Márcia Acioli – Arte-educadora
Em 26 de julho de 2010, um garoto é morto à queima roupa por policiais, em Fortaleza, na garupa da moto do pai. Segundo os policiais, foi uma abordagem trágica. O pai não parou e o policial não hesitou. Com um tiro na cabeça, o garoto, com 14 anos, perde a vida.
No dia 22 de setembro de 2010 outro adolescente de 17 anos morreu após levar um tiro em frente à sua escola por um disparo de uma policial militar na tarde de quarta-feira, 22, em M’Boi Mirim, São Paulo. A policial alega que foi um tiro acidental.

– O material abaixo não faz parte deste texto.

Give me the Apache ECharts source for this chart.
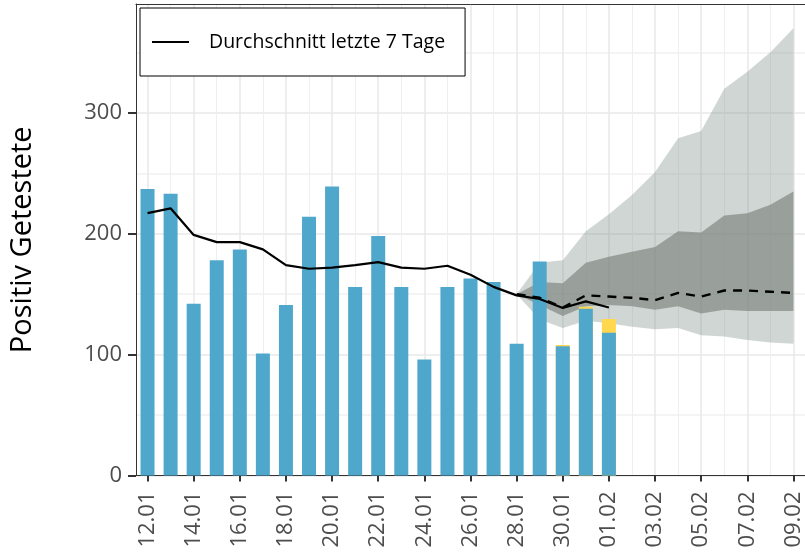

O estudante negro Helder Souza Santos no dia 06 de fevereiro de 2011 em Jaguarão / RS foi abordado de forma truculenta por policiais militares para uma revista. Ao questionar o procedimento o estudante foi agredido, jogado no chão e algemado com ofensas racistas.
Como estes adolescentes de periferia (ou não), pobres e negros, outros milhares perdem a vida no encontro com quem tem como ofício garantir a segurança. Embora muitos casos ocorram em surdina o processo de extermínio prossegue incessantemente. Essa questão não pode ser tratada como coincidência, nem obra do acaso. A repetição deste padrão reflete um modus operandi da segurança pública do país e reflete o que se conhece como “racismo institucional”, a estigmatização pelos agentes públicos de determinados segmentos da população com base na cor da pele ou em outra característica étnico-racial.
A violência policial não é esporádica, eventual, nem local (tem dimensão nacional), mas tem direção certa. As vítimas da truculência da polícia são, via de regra, jovens negros, pobres e moradores de áreas de baixo acesso a políticas públicas. Portanto, a violência policial é um comportamento pautado por uma lógica institucional que efetivamente instiga e produz mais violência.
Cabe tentar compreender o fio que tece o pano de fundo desta política. O problema não pode ser analisado de forma simplista considerando apenas os maus profissionais, embora este seja um problema igualmente grave. A frequência elevadíssima de fatos como esses é suficiente para compreendermos que não é obra isolada da chamada banda podre da polícia, mas fruto de uma corporação não preparada para atuar em consonância com os direitos humanos.
Acontece que além da incapacidade de oferecer à população uma política de ações estratégicas e coordenadas para defender e proteger a sociedade da violência, a polícia adota “comportamentos discriminatórios e estereótipos racistas que acarreta desvantagem de grupos raciais a benefícios gerados pela ação do Estado e que deveriam ser universais”(1). O “elemento suspeito”(2), o potencial agressor, a promíscua, a vadia são invariavelmente pessoas de cor negra. Basta olhar nossas instituições de internação, seja de adolescentes, seja de adultos, para reparar o caráter de navio negreiro de cada presídio.
E é espantoso o que a incrível habilidade dos discursos das forças dominantes é capaz de produzir. Apesar da violência letal que afeta a juventude negra, é justamente ela apontada como maior responsável pela violência urbana. E quem ousa levantar a voz em reação é condenado a enfrentar pessoas enraivecidas que insiste em nos chamar de defensores de bandidos.
O problema, então, exige como resposta mais do que capacitações; exige uma nova política que seja capaz de zelar pela paz, proteger e promover a segurança para todos os cidadãos e cidadãs com igual deferência, sem discriminações, sem preconceitos.
Notas:
(1) Segurança Pública e Cidadania, uma análise orçamentária do Pronasci, Inesc 2010.
(2) Referencia ao livro “Elemento Suspeito: abordagem policial e discriminação na cidade do Rio de Janeiro”, de Sílvia Ramos e Leonarda Musumeci.